Liptak goes on: "Judge Sotomayor’s decisions are, instead, almost always technical, incremental and exhaustive, considering all of the relevant precedents and supporting even completely uncontroversial propositions with elaborate footnotes." Another way to phrase it would be that her opinions are an uninspired, haphazard mash of precedent and citation, however remotely relevant, that fail to form a coherent legal theory to support her decision. And the part about "supporting even completely uncontroversial propositions with elaborate footnotes" suggests that she is heavily reliant on her clerks' drafts - and the lack of a "larger vision" suggests she does little more than compile her staff's labors rather than synthesing their research into a more comprehensive opinion.

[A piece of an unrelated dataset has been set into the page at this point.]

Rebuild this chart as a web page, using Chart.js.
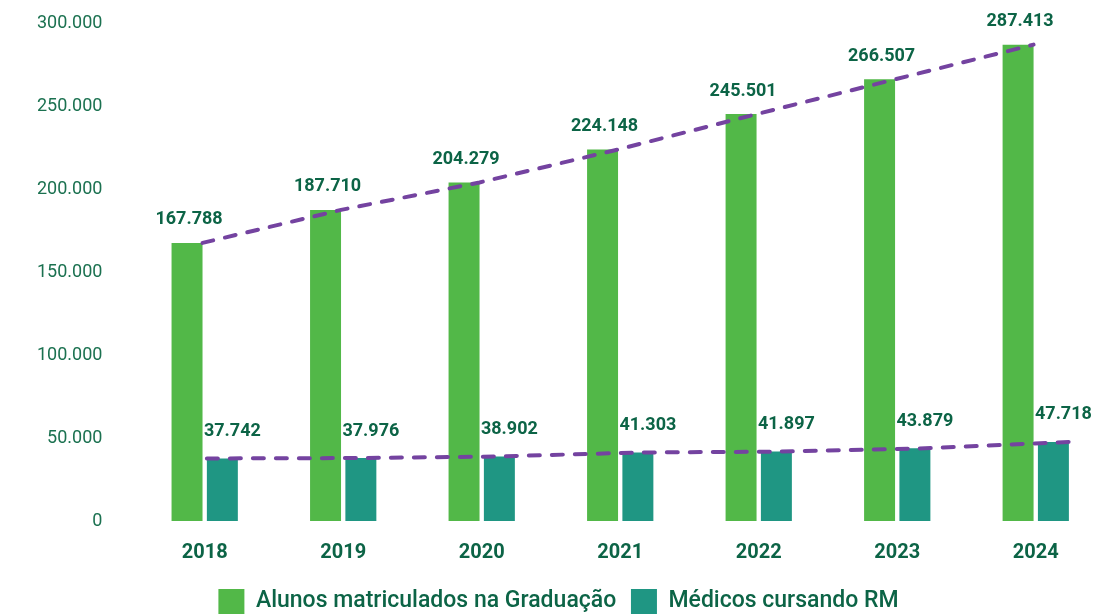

Now I have no doubt that she is "smart" in any conventionally understood definition of the term. She was valedictorian of her high school class - granted, a parochial school in the Bronx. She also graduated Summa cum Laude from Princeton - again, granted, as a history major in a school also graduating physics majors. (I can find no evidence she graduated "second in her class" as many - including Obama's press secretary - have claimed.) So I do accept that she is "smart," but given that both these achievements can easily result from a combination of smart and conscientiousness, I'm seeing no evidence of "brilliant" or "highly intelligent."

What about the Pyne Prize she received at Princeton, which has been touted as evidence of her superior intellect?. Here's the article from the Princetonian announcing the winners of the Pyne Prize in 1976, which she shared with another student that year.

Regarding her co-winner, David Germany*, the Princetonian dwells on his academic excellence. "The Pyne Prize is not the first recognition of Germany's scholarship-he has won both the Freshman First Year Honor Prize for the highest grades during freshman year and the Class of 1939 Princeton Scholar Prize for the highest academic standing prior to senior year...Today, his transcript shows 21 A+s and 9 A's...An economics major, Germany has been employed as a teaching assistant in upper-level economics courses."

But regarding Sotomayer, the article only obliquely discusses her academics. "Sotomayor, a history major, has maintained almost straight A's for the last two years, but is especially known for her extracurricular activities." Any remaining notions that the Pyne Prize is solely (or even predominantly) awarded on academic excellence should be disabused by Princeton's president's own description of the prize:
President Bown said the selection process is a detailed one, involving interviews with department chairmen, faculty and students who have had contact with nominees. 'We try our best to find people who excel,' he said. There are no set criteria for the prize, Bown added, saying, 'There are many ways to contribute-sometimes not through any organized method.'

Again - I'm not saying she's not smart, but Rosen's article appears to me well justified. She will look foolish attempting to go toe-to-toe with Scalia (or Roberts and Alito, for that matter - see this comparison of Sotomayor's vs. Alito's "lawyers' evaluations") and may well embarrass liberals with her off-target questioning. Her strident manner seems unlikely to endear her to Justice Kennedy - I'd say the opposite is more likely. Conservatives should be relieved that a more imposing candidate was not nominated - and if that question quoted above is any indication, we just might be treated to some amusing little malaprops from the bench to keep us entertained over the next couple decades.

* Mr. Germany apparently parlayed his academic success into a lucrative career as a big-time money manager.